Amey prison pay deal branded ‘lucky dip’ farce by Unite
Barckley Sumner, Wednesday, March 20th, 2019


Unite has branded a pay offer, made to its 500 members employed by Amey undertaking prison maintenance work, as a farce and a ‘lucky dip’.

 

The problems relate to last year’s pay increase which was due in April 2018. Amey proposed a variable pay deal for its prison maintenance stuff. Workers would receive between 0 – 3.5 per cent depending on a huge number of factors (see notes to editors).

 

Amey has been unable to provide information on how much each of Unite’s 500 members will receive if they agree to the pay offer and when individual workers have asked for the same information about their personal proposed increase they have also been told that it is not available.

 

Amey has now told Unite that they will provide the requested information only after the workforce has agreed to the pay offer.
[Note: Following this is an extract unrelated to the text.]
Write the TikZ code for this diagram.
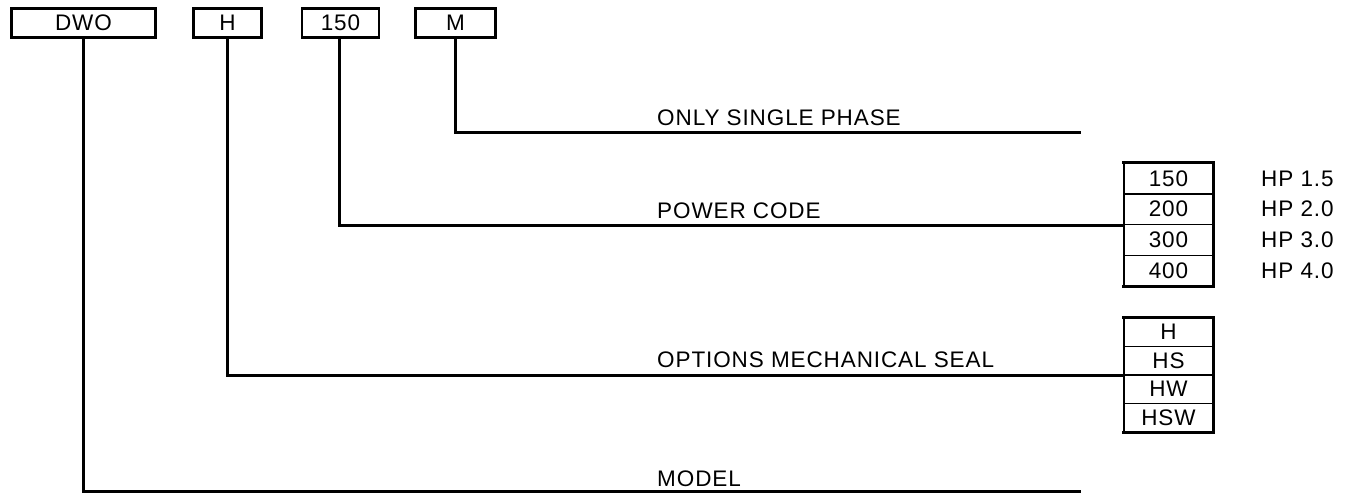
\documentclass[tikz,border=0pt]{standalone}
\usepackage{fontspec}
\setmainfont{Liberation Sans}[LetterSpace=4]
\begin{document}
\begin{tikzpicture}[x=1pt,y=-1pt,
  txt/.style={font=\fontsize{22.5}{26}\selectfont, inner sep=0pt},
  topbox/.style={txt, draw, line width=2.6pt, minimum height=29pt},
  cell/.style={txt, draw, line width=1.4pt, minimum width=89pt},
  pcell/.style={cell, minimum height=30.75pt},
  ocell/.style={cell, minimum height=28.5pt},
  conn/.style={line width=3pt},
  frame/.style={line width=3pt, line cap=rect},
  lbl/.style={txt, anchor=base west},
  hp/.style={txt, anchor=west}]
\useasboundingbox (0,0) rectangle (1349,493);

% top code boxes
\node[topbox, minimum width=144pt] (dwo) at (83.5,23) {DWO};
\node[topbox, minimum width=68pt] (h) at (227.5,23) {H};
\node[topbox, minimum width=77pt] (p) at (340.5,23) {150};
\node[topbox, minimum width=80pt] (m) at (455.5,23) {M};

% power code table
\node[pcell] (c150) at (1168.5,178.5) {150};
\node[pcell] (c200) at (1168.5,209.25) {200};
\node[pcell] (c300) at (1168.5,240) {300};
\node[pcell] (c400) at (1168.5,270.75) {400};
\draw[frame] (c150.north west) -- (c150.north east) -- (c400.south east) -- (c400.south west);
\node[hp] (hp15) at (1261,178.5) {HP 1.5};
\node[hp] (hp20) at (1261,209.25) {HP 2.0};
\node[hp] (hp30) at (1261,240) {HP 3.0};
\node[hp] (hp40) at (1261,270.75) {HP 4.0};

% options table
\node[ocell] (oh) at (1168.5,332.25) {H};
\node[ocell] (ohs) at (1168.5,360.75) {HS};
\node[ocell] (ohw) at (1168.5,389.25) {HW};
\node[ocell] (ohsw) at (1168.5,417.75) {HSW};
\draw[frame] (oh.north west) -- (oh.north east) -- (ohsw.south east) -- (ohsw.south west);

% line end points
\coordinate (mend) at (1081,132);
\coordinate (modend) at (1081,491.5);

% connectors
\draw[conn] (m.south) |- (mend);
\draw[conn] ([xshift=-1.5pt]p.south) |- (c200.south west);
\draw[conn] (h.south) |- (ohs.south west);
\draw[conn] (dwo.south) |- (modend);

% labels
\node[lbl] (lsingle) at (657,125) {ONLY SINGLE PHASE};
\node[lbl] (lpower) at (657,218) {POWER CODE};
\node[lbl] (lopt) at (657,367) {OPTIONS MECHANICAL SEAL};
\node[lbl] (lmodel) at (657,486.5) {MODEL};
\end{tikzpicture}
\end{document}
The company has refused to enter into any further negotiations about the pay offer.

 

Amey acquired the prison maintenance contract for all prisons in the North of England and Midlands in 2015. In the nearly four years since prison maintenance work was privatised Amey has failed to harmonise pay rates and problems are increasing rather than being resolved.

 

Unite officer with responsibility for prisons Caren Evans said, “The pay offer is a complete farce; Amey can’t or won’t tell Unite or the individual workers how much they will receive until after the offer is accepted.

 

“This is not a pay offer but a badly executed lucky dip.

 

“Workers operating side by side, doing the same work, could see one worker receiving a 3.5 per cent increase while the other received nothing.

 

“Amey has had this contract for nearly four years and rather than resolving pay issues, they are getting worse.

 

“This is the latest example of Amey’s total mishandling of the prison maintenance contracts which have been dogged by large doses of inertia and incompetence.

 

“The service is failing and the government must step and in and re-nationalise prison maintenance before the problems become so severe that the welfare of staff and inmates is directly put at risk.”

 

 

Amey has racked up substantial losses due to problems on its other public service contracts and it is understood that its Spanish parent company Ferrovial is looking to sell it.

 

The prison maintenance work in southern England was transferred to Carillion and following that company’s demise in January 2018, the workforce was transferred to Facility Management Services Ltd (FMSL) which is effectively a government agency. Since the workforce were transferred many of the pay and conditions issues are being resolved.